The latter half of the book is more thematic. Focusing on the intersection of art, architecture, and music, these chapters document the way the community members applied Theosophical principles to their artistic endeavors. Yet throughout the whole book there is one reoccurring theme, and that is the way science, particularly medical science, was viewed as connected to spiritual science. Both were employed by the community at its central hospital, the Halcyon Hotel and Sanatorium, overseen by Dower, a licensed medical doctor. The residents of the Temple were convinced that science would demonstrate the Theosophical principles they understood to permeate the universe. As Ivey notes, "To Temple members, scientific investigations would prove the veracity of The Secret Doctrine" As a result, radiation, X-rays, electricity, magnetism, and other "invisible" rays were seen as evidence of the powers of the universe beyond the senses.

This point was stressed when the sanatorium opened and Dower demonstrated his X-ray machines, which allowed attendees to look at the bones in their hands and arms. It was also the basis of a large number of therapies Dower instituted at the sanatorium. By the early 1920s, he was experimenting with a variety of "radiant rays," from standard radiology to the electricitybased therapies developed by Dr. Albert Abrams. In each case Dower's medical practice became the place where people combined rest, nature cures, scientific therapies, and occult principles in order to restore their health.

In terms of the history of Theosophical teachings and the emergence of a larger metaphysical spirituality in America, Ivey pays particular attention to how ideas from other traditions, particularly New Thought and, to a much lesser degree, Christian Science, also become integrated into the teachings of the Temple members. Ivey writes, "New Thought ideas of healing did have a place in Temple theology, and one pamphlet claimed that the Masters, through Helena Blavatsky, inaugurated both Theosophical and New Thought organizations"

Of course all intentional communities have their troubles and conflicts. The Temple of the People was no different. Ivey documents the various challenges and internal struggles among members. Initially the community was organized along socialistic lines, but this plan did not work, and eventually opportunities for private ownership of land and proceeds were devised to keep the community functioning. Similarly, there were conflicts about leadership, messages from the Masters, and the overall direction of the community. In each case compromises were made, directions were changed, or, in some cases, individual members left the community.

The last chapter traces how a few of the children living in the community grew to become world-renowned scientists and engineers. George Russell Harrison taught at various schools, including Stanford University and Massachusetts Institute of Technology, won prestigious awards, and had numerous patents. Russell and Sigurd Varian developed early radar systems that were essential parts of the Allied defense in World War II. For all these figures, the Theosophical principles learned at the Temple were applied practically and became the basis of their successful engineering careers.

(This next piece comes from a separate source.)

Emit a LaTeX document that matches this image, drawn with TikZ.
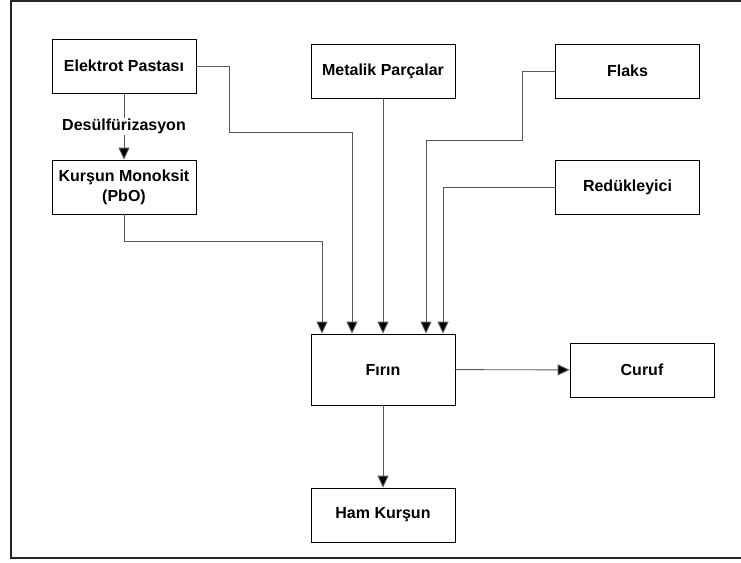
\documentclass[tikz,border=0pt]{standalone}
\usepackage{fontspec}
\setmainfont{Liberation Sans}
\usetikzlibrary{arrows.meta}

\begin{document}
\begin{tikzpicture}[x=1pt,y=-1pt,
    kutu/.style={draw,line width=0.8pt,rectangle,minimum width=144pt,minimum height=54pt,
      inner sep=0pt,align=center,font=\fontsize{16}{20}\selectfont\bfseries},
    ok/.style={draw=black!65,line width=0.9pt,-{Triangle[length=12pt,width=11pt,fill=black]}}]
    \useasboundingbox(0,0)rectangle(741,562);
    \draw[line width=1.6pt,black!85](760,1)--(11,1)--(11,558)--(760,558);
    \node[kutu](elek)at(124,66){Elektrot Pastası};
    \node[kutu](kursun)at(124,187){Kurşun Monoksit\\(PbO)};
    \node[kutu](metal)at(383,71){Metalik Parçalar};
    \node[kutu](flaks)at(627.5,71){Flaks};
    \node[kutu](reduk)at(627.5,187){Redükleyici};
    \node[kutu,minimum height=71pt](firin)at(383,369.5){Fırın};
    \node[kutu](curuf)at(642,370){Curuf};
    \node[kutu](ham)at(383,515){Ham Kurşun};
    \draw[ok](elek)--(kursun)node[midway,fill=white,inner sep=1pt,
      font=\fontsize{16}{18}\selectfont\bfseries]{Desülfürizasyon};
    \draw[ok](elek.east)--++(33,0)--++(0,66)-|([xshift=-31pt]firin.north);
    \draw[ok](kursun.south)--++(0,27)-|([xshift=-61pt]firin.north);
    \draw[ok](metal)--(firin);
    \draw[ok](flaks.west)--++(-33,0)--++(0,69)-|([xshift=43pt]firin.north);
    \draw[ok](reduk.west)-|([xshift=60pt]firin.north);
    \draw[ok](firin)--(curuf);
    \draw[ok](firin)--(ham);
  \end{tikzpicture}
\end{document}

Radiance from Halcyon is an excellent historical account of one utopian community that applied practically the principles of Theosophy as they understood them. It gives rich details of both highs and lows in the utopian experiment, all without losing the human dimension that made the community so attractive and enduring. Anyone interested in the history of intentional communities, the history of Theosophy in America, or how one group of people interpreted and implemented Theosophical principles will find Ivey's narrative both thought-provoking and instructive.

John L. Crow

John L. Crow is a Ph.D. candidate in American religious history at Florida State University. Currently he is writing his dissertation, which focuses on how Theosophists lived Theosophy and understood the cosmos and its relationship to their bodies during the early twentieth century.